Music Monopoly Master

Ticketmaster’s monopoly enables it to have awful service – and get away with it.

Art by Lillian Small and Leo Carlin

Taylor Swift announced her upcoming concert tour, the Eras Tour, on November 1, including a concert in Seattle at Lumen Field. Fans all across the U.S. rushed to buy tickets from Ticketmaster the platform Swift used to sell tickets. Buying tickets should theoretically be a simple and quick process; nothing should be more expensive than the ticket price. However, fans encountered quite a different experience.

Among those who tried to buy tickets for Swift’s concert was Junior Hannah Ziesche. While trying to buy tickets, she encountered a multitude of obstacles. Ziesche recounts that “the first tickets were canceled…then the website crashed…[then] they rescheduled the sale.” Ticketmaster eventually canceled the entire sale, citing “unexpectedly high demand” as the reason for the website crash and resulting cancellation. Even without the the sale cancellation, Ticketmaster faced criticism for the high service fees it imposes on customer

With horrible service and astronomically high fees, a corporation like Ticketmaster should never exist. Normally competition from other organizations would force Ticketmaster to drastically improve their service or risk losing customers. However, Ticketmaster maintains a near total monopoly on every aspect of the live music industry. 

Before we can understand Ticketmaster’s grip on the live music market, we must first understand how a monopoly works. Mr. Snyder, who teaches AP Government at Garfield, explained that a monopoly “eliminates competition by controlling so many variables…thereby they control prices because there’s no competition.” Ticketmaster, holding a monopoly with no competition, is able to control fees, prices, and service on its own volition. 

The live music industry didn’t used to be this way. Ticketmaster was founded in the 1970s as a ticket sales and distribution company, serving as a platform to buy tickets to concerts. To sell tickets, Ticketmaster must have a contract with the artist performing and the venue holding the concert. 

 Mr. Snyder remembers “buying tickets from Ticketmaster to go to a lot of concerts in the early 90s”. Nonetheless, Ticketmaster was not his only choice to buy tickets, as he could “order tickets directly from the band in the mail.” The constant fight between Ticketmaster and individual bands selling tickets directly created market competition. This competition limited the power any single company had, forcing companies to lower prices and improve service.

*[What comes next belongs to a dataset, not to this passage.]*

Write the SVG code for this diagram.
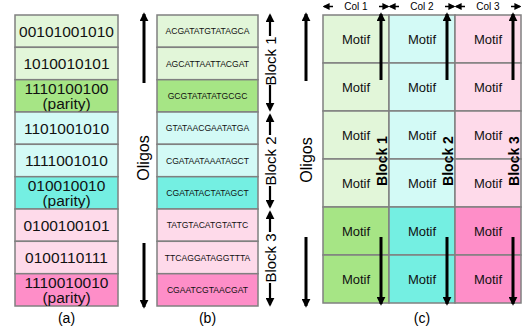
<svg xmlns="http://www.w3.org/2000/svg" width="531" height="327" viewBox="0 0 531 327">
<defs>
<marker id="ah" viewBox="0 0 10 10" refX="8" refY="5" markerWidth="9" markerHeight="9" markerUnits="userSpaceOnUse" orient="auto"><path d="M0,0 L10,5 L0,10 z" fill="#000"/></marker>
<marker id="ahs" viewBox="0 0 10 10" refX="8" refY="5" markerWidth="7" markerHeight="7" markerUnits="userSpaceOnUse" orient="auto"><path d="M0,0 L10,5 L0,10 z" fill="#000"/></marker>
<style>
.c{stroke:#808080;stroke-width:1.5}
.lg{fill:#e2f6d9}.dg{fill:#a6e585}.lc{fill:#d3faf6}.dc{fill:#74efe2}.lp{fill:#fedaea}.dp{fill:#fe8ec8}
.bits{font-family:"Liberation Sans",Arial,sans-serif;font-size:15.5px;fill:#111;text-anchor:middle}
.seq{font-family:"Liberation Sans",Arial,sans-serif;font-size:8.6px;fill:#111;text-anchor:middle}
.mot{font-family:"Liberation Sans",Arial,sans-serif;font-size:13px;fill:#111;text-anchor:middle}
.lbl{font-family:"Liberation Sans",Arial,sans-serif;font-size:15px;fill:#000;text-anchor:middle}
.blk{font-family:"Liberation Sans",Arial,sans-serif;font-size:14px;font-weight:bold;fill:#000;text-anchor:middle}
.col{font-family:"Liberation Sans",Arial,sans-serif;font-size:10px;fill:#000;text-anchor:middle}
.cap{font-family:"Liberation Sans",Arial,sans-serif;font-size:14px;fill:#000;text-anchor:middle}
.ar{stroke:#000;stroke-width:3;fill:none;marker-end:url(#ah)}
.ar2{stroke:#000;stroke-width:2.2;fill:none;marker-end:url(#ah)}
.ar3{stroke:#000;stroke-width:1.5;fill:none;marker-end:url(#ahs)}
</style>
</defs>
<rect width="531" height="327" fill="#fff"/>

<!-- Panel (a) -->
<g id="a1"><rect class="c lg" x="15" y="15" width="103" height="32.3"/><text class="bits" x="66.5" y="36.5">00101001010</text></g>
<g id="a2"><rect class="c lg" x="15" y="47.3" width="103" height="32.4"/><text class="bits" x="66.5" y="69">1010010101</text></g>
<g id="a3"><rect class="c dg" x="15" y="79.7" width="103" height="32.3"/><text class="bits" x="66.5" y="93.5">1110100100</text><text class="bits" x="66.5" y="109">(parity)</text></g>
<g id="a4"><rect class="c lc" x="15" y="112" width="103" height="32.3"/><text class="bits" x="66.5" y="133.5">1101001010</text></g>
<g id="a5"><rect class="c lc" x="15" y="144.3" width="103" height="32.4"/><text class="bits" x="66.5" y="166">1111001010</text></g>
<g id="a6"><rect class="c dc" x="15" y="176.7" width="103" height="32.3"/><text class="bits" x="66.5" y="190.5">010010010</text><text class="bits" x="66.5" y="206">(parity)</text></g>
<g id="a7"><rect class="c lp" x="15" y="209" width="103" height="32.3"/><text class="bits" x="66.5" y="230.5">0100100101</text></g>
<g id="a8"><rect class="c lp" x="15" y="241.3" width="103" height="32.4"/><text class="bits" x="66.5" y="263">0100110111</text></g>
<g id="a9"><rect class="c dp" x="15" y="273.7" width="103" height="32.3"/><text class="bits" x="66.5" y="287.5">1110010010</text><text class="bits" x="66.5" y="303">(parity)</text></g>
<text class="cap" x="66.5" y="323">(a)</text>

<!-- Panel (b) -->
<g id="b1"><rect class="c lg" x="157" y="15" width="101" height="32.3"/><text class="seq" x="207.5" y="34.3">ACGATATGTATAGCA</text></g>
<g id="b2"><rect class="c lg" x="157" y="47.3" width="101" height="32.4"/><text class="seq" x="207.5" y="66.6">AGCATTAATTACGAT</text></g>
<g id="b3"><rect class="c dg" x="157" y="79.7" width="101" height="32.3"/><text class="seq" x="207.5" y="98.9">GCGTATATATGCGC</text></g>
<g id="b4"><rect class="c lc" x="157" y="112" width="101" height="32.3"/><text class="seq" x="207.5" y="131.3">GTATAACGAATATGA</text></g>
<g id="b5"><rect class="c lc" x="157" y="144.3" width="101" height="32.4"/><text class="seq" x="207.5" y="163.6">CGATAATAAATAGCT</text></g>
<g id="b6"><rect class="c dc" x="157" y="176.7" width="101" height="32.3"/><text class="seq" x="207.5" y="195.9">CGATATACTATAGCT</text></g>
<g id="b7"><rect class="c lp" x="157" y="209" width="101" height="32.3"/><text class="seq" x="207.5" y="228.3">TATGTACATGTATTC</text></g>
<g id="b8"><rect class="c lp" x="157" y="241.3" width="101" height="32.4"/><text class="seq" x="207.5" y="260.6">TTCAGGATAGGTTTA</text></g>
<g id="b9"><rect class="c dp" x="157" y="273.7" width="101" height="32.3"/><text class="seq" x="207.5" y="292.9">CGAATCGTAACGAT</text></g>
<text class="cap" x="207.5" y="323">(b)</text>

<!-- Panel (c) -->
<g id="c-col1">
<rect class="c lg" x="323" y="15" width="66" height="48"/><rect class="c lg" x="323" y="63" width="66" height="48"/>
<rect class="c lg" x="323" y="111" width="66" height="48"/><rect class="c lg" x="323" y="159" width="66" height="48"/>
<rect class="c dg" x="323" y="207" width="66" height="48"/><rect class="c dg" x="323" y="255" width="66" height="48"/>
<text class="mot" x="356" y="43.5">Motif</text><text class="mot" x="356" y="91.5">Motif</text><text class="mot" x="356" y="139.5">Motif</text>
<text class="mot" x="356" y="187.5">Motif</text><text class="mot" x="356" y="235.5">Motif</text><text class="mot" x="356" y="283.5">Motif</text>
</g>
<g id="c-col2">
<rect class="c lc" x="389" y="15" width="66" height="48"/><rect class="c lc" x="389" y="63" width="66" height="48"/>
<rect class="c lc" x="389" y="111" width="66" height="48"/><rect class="c lc" x="389" y="159" width="66" height="48"/>
<rect class="c dc" x="389" y="207" width="66" height="48"/><rect class="c dc" x="389" y="255" width="66" height="48"/>
<text class="mot" x="422" y="43.5">Motif</text><text class="mot" x="422" y="91.5">Motif</text><text class="mot" x="422" y="139.5">Motif</text>
<text class="mot" x="422" y="187.5">Motif</text><text class="mot" x="422" y="235.5">Motif</text><text class="mot" x="422" y="283.5">Motif</text>
</g>
<g id="c-col3">
<rect class="c lp" x="455" y="15" width="66" height="48"/><rect class="c lp" x="455" y="63" width="66" height="48"/>
<rect class="c lp" x="455" y="111" width="66" height="48"/><rect class="c lp" x="455" y="159" width="66" height="48"/>
<rect class="c dp" x="455" y="207" width="66" height="48"/><rect class="c dp" x="455" y="255" width="66" height="48"/>
<text class="mot" x="488" y="43.5">Motif</text><text class="mot" x="488" y="91.5">Motif</text><text class="mot" x="488" y="139.5">Motif</text>
<text class="mot" x="488" y="187.5">Motif</text><text class="mot" x="488" y="235.5">Motif</text><text class="mot" x="488" y="283.5">Motif</text>
</g>
<text class="cap" x="422" y="323">(c)</text>

<!-- Labels -->
<g id="labels">
<text class="lbl" transform="translate(149,158) rotate(-90)" style="font-size:16px">Oligos</text>
<text class="lbl" transform="translate(312,160) rotate(-90)" style="font-size:16px">Oligos</text>
<text class="lbl" transform="translate(275.5,61) rotate(-90)">Block 1</text>
<text class="lbl" transform="translate(275.5,161) rotate(-90)">Block 2</text>
<text class="lbl" transform="translate(275.5,258) rotate(-90)">Block 3</text>
<text class="blk" transform="translate(387,161) rotate(-90)">Block 1</text>
<text class="blk" transform="translate(453,161) rotate(-90)">Block 2</text>
<text class="blk" transform="translate(519,161) rotate(-90)">Block 3</text>
<text class="col" x="356" y="10">Col 1</text>
<text class="col" x="422" y="10">Col 2</text>
<text class="col" x="488" y="10">Col 3</text>
</g>

<!-- Connectors -->
<g id="connectors">
<line class="ar" x1="144" y1="83" x2="144" y2="14"/>
<line class="ar" x1="144" y1="243" x2="144" y2="307"/>
<line class="ar" x1="306" y1="81" x2="306" y2="14"/>
<line class="ar" x1="306" y1="237" x2="306" y2="306"/>

<line class="ar2" x1="270" y1="36" x2="270" y2="15"/>
<line class="ar2" x1="270" y1="85" x2="270" y2="110"/>
<line class="ar2" x1="270" y1="135" x2="270" y2="115"/>
<line class="ar2" x1="270" y1="186" x2="270" y2="207"/>
<line class="ar2" x1="270" y1="232" x2="270" y2="212"/>
<line class="ar2" x1="270" y1="283" x2="270" y2="305"/>

<line class="ar" x1="381" y1="80" x2="381" y2="14"/>
<line class="ar" x1="381" y1="237" x2="381" y2="304"/>
<line class="ar" x1="447" y1="80" x2="447" y2="14"/>
<line class="ar" x1="447" y1="237" x2="447" y2="304"/>
<line class="ar" x1="513" y1="80" x2="513" y2="14"/>
<line class="ar" x1="513" y1="237" x2="513" y2="304"/>

<line class="ar3" x1="333" y1="6.5" x2="324" y2="6.5"/>
<line class="ar3" x1="379" y1="6.5" x2="388" y2="6.5"/>
<line class="ar3" x1="399" y1="6.5" x2="390" y2="6.5"/>
<line class="ar3" x1="445" y1="6.5" x2="454" y2="6.5"/>
<line class="ar3" x1="465" y1="6.5" x2="456" y2="6.5"/>
<line class="ar3" x1="511" y1="6.5" x2="520" y2="6.5"/>
</g>
</svg>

But in 2010, everything in the live music industry changed. Ticketmaster, the top company selling tickets, and Live Nation, the top company promoting venues, merged into one company under the banner Live Nation Entertainment. 

As Mr Snyder testifies, the “same company that does [venue] promotion for artists…now handles the ticket sales directly for venues.” As a result, Ticketmaster no longer had competition as almost all artists or venues now had exclusive contracts with one company. This made holding a tour for an artist or hosting an artist for a venue without going through Ticketmaster practically impossible. Ticketmaster can thus charge exorbitantly high fees and provide bad service at the same time.

A monopoly like this seems impossible to break. However, the government does have one weapon at its disposal: the legal system. Monopolies, which violate free market principles, are illegal under the Sherman Antitrust Act, and the federal government has opened an investigation into Ticketmaster. If it is proven that Ticketmaster holds a monopoly, the merger between Ticketmaster and Live Nation may be broken apart. If Ticketmaster’s monopoly is allowed to stand, the live music industry may well suffer under its grasp forever. What decision the courts make, and the consequences of that decision, remain to be seen.